Meyer and Finck Realty Company Records, 1885-1918

Biography/History

The Milwaukee firm, Meyer and Finck Realty Company, was a partnership between two prominent businessmen of that city, Willis A. Meyer and O. A. Finck, during the latter years of the 19th century. In almost all instances, correspondence and other papers of the company are signed by O. A. Finck, who was secretary-treasurer. Advertising copy submitted February 9, 1893, for publication by the Standard Guide Company of Chicago reads, in part, as follows:

MEYER & FINCK:-- The town-builders of Milwaukee. The firm is to Milwaukee what S. E. Gross & Co. is to Chicago. In the development of residence and manufacturing suburbs it has achieved well earned celebrity. The firm of Meyer & Finck has been identified with the inception and growth of those flourishing suburbs, North Milwaukee, South Milwaukee, and Cudahy, suburbs in which the most careful of capitalists and wage earners here made profitable investments. There are bound to grow up around Milwaukee as there has grown around Chicago, suburbs which will offer not only equal but better inducements to investors than city property, for the chances and certainties of rapid growth are strongly in favor of the outlying residence and manufacturing towns. North Milwaukee is only one and one half miles distant from the city, Cudahy three miles, and South Milwaukee six miles....
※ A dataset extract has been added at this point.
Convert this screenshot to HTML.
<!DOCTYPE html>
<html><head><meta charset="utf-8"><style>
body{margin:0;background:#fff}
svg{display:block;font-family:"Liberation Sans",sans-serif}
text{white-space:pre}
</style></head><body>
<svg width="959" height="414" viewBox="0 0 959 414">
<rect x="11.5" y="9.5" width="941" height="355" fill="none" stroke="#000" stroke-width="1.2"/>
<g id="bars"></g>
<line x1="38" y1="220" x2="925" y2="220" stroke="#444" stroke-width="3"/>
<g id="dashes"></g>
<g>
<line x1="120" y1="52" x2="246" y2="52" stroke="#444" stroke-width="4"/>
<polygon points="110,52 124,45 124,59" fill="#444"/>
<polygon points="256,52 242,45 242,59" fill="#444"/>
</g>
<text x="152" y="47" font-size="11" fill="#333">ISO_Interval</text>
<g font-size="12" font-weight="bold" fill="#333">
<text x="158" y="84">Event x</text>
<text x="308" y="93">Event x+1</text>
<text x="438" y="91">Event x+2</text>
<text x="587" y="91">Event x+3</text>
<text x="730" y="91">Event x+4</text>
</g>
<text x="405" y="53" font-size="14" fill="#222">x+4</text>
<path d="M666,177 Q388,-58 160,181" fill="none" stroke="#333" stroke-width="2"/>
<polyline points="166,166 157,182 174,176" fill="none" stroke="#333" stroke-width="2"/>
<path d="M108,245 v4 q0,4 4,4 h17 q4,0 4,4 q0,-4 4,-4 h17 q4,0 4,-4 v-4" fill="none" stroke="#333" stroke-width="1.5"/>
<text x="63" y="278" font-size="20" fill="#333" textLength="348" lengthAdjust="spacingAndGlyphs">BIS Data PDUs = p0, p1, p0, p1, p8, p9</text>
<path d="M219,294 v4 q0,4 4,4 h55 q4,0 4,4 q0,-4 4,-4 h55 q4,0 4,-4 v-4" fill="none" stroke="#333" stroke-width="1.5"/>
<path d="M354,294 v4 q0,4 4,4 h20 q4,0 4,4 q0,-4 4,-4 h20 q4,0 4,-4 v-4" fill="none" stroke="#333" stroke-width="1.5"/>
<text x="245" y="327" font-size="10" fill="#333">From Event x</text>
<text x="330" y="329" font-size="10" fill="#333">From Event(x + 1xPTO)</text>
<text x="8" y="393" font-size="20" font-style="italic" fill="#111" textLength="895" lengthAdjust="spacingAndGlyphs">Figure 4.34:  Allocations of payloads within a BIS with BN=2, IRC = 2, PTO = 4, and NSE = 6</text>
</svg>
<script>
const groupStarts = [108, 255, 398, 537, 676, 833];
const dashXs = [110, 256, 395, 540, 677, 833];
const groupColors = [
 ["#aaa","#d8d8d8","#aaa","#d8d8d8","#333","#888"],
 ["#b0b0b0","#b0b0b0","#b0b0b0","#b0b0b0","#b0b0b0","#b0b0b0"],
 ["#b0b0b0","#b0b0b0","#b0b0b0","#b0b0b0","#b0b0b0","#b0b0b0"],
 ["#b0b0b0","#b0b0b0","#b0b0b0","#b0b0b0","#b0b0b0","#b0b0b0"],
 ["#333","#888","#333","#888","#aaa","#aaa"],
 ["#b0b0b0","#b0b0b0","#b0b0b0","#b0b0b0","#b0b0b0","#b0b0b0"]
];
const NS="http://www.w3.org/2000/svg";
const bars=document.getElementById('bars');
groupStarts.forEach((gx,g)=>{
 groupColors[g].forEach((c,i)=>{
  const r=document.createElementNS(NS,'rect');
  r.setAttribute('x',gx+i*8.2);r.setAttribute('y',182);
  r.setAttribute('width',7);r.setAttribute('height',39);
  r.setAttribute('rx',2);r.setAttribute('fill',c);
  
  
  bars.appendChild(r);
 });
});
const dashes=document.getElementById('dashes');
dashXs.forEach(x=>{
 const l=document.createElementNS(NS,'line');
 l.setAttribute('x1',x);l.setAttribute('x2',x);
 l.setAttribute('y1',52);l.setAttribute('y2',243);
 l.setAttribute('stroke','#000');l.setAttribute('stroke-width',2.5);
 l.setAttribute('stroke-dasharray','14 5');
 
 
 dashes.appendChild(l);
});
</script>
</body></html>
There are indications that the two partners were interested in varied enterprises, but the papers in the collection relate almost entirely to the real estate business, including the records of 15 related land companies. The activities of these related companies were directed toward acquisition of acreage for subdivision into lots for sale to the public. Records of these companies include minute books, journals, ledgers, stock certificate books, and lot books. In ordinary real estate transactions the partnership acted as agent for the sale, purchase, and lease of property in the Milwaukee area. In cooperation with real estate agents in other cities Meyer and Finck was instrumental in effecting transactions with out of town buyers and sellers.

Sales of city lots in Trinidad, Colorado, to purchasers in Milwaukee periodically occupied the attention of Meyer and Finck. A letter from Sol H. Jaffa to O. A. Finck, September 30, 1890, discusses their negotiations for the sale of a steel rolling mill at Trinidad. Five letters in December 1890, and January, 1891, relate to the proposed purchase of a street car line, and a letter dated April 10, 1891, from the Victor Coal Company gives an estimated cost for the installation of water mains in the city of Trinidad.

A Meyer and Finck letter to the Plankington Bank, April 14, 1893, stated that its subsidiary, the Burleigh Land Company, had declared a six per cent dividend. But that same year, September 19, 1893, the company answered the inquiry of John D. Decker as to the possibility of selling shares of the company's stock by saying, “We can only answer by saying that gold dollars can not be sold for 100 cents at this writing. Five banks and a number of concerns have failed, and things look very blue....” However, in a letter to Rudolph Nunnemacher, March 16, 1894, requesting a 15,000 dollar loan on 200 lots in South Milwaukee, the company told of having sold 200 lots in the same subdivision at prices from 250 to 900 dollars, for an average of 425 dollars.

According to a letter by O. A. Finck, April 5, 1897, the directors of the company were calling for settlement of outstanding accounts so they could wind up the affairs of the company. The letter did not give any reason why the business was being terminated. Records show, however, that the affairs of some related companies were not settled finally until 1907 or later.

Four volumes in this collection are records of the Phoenix Suspender Company, of which O. A. Finck was appointed Assignee in 1896. Volume 26 contains, in addition to records of Meyer and Finck Realty Company for 1892 and 1896, a series of entries for the Milwaukee County Chair Factory for the year 1918. The chair factory was part of the Milwaukee County of correctional institutions.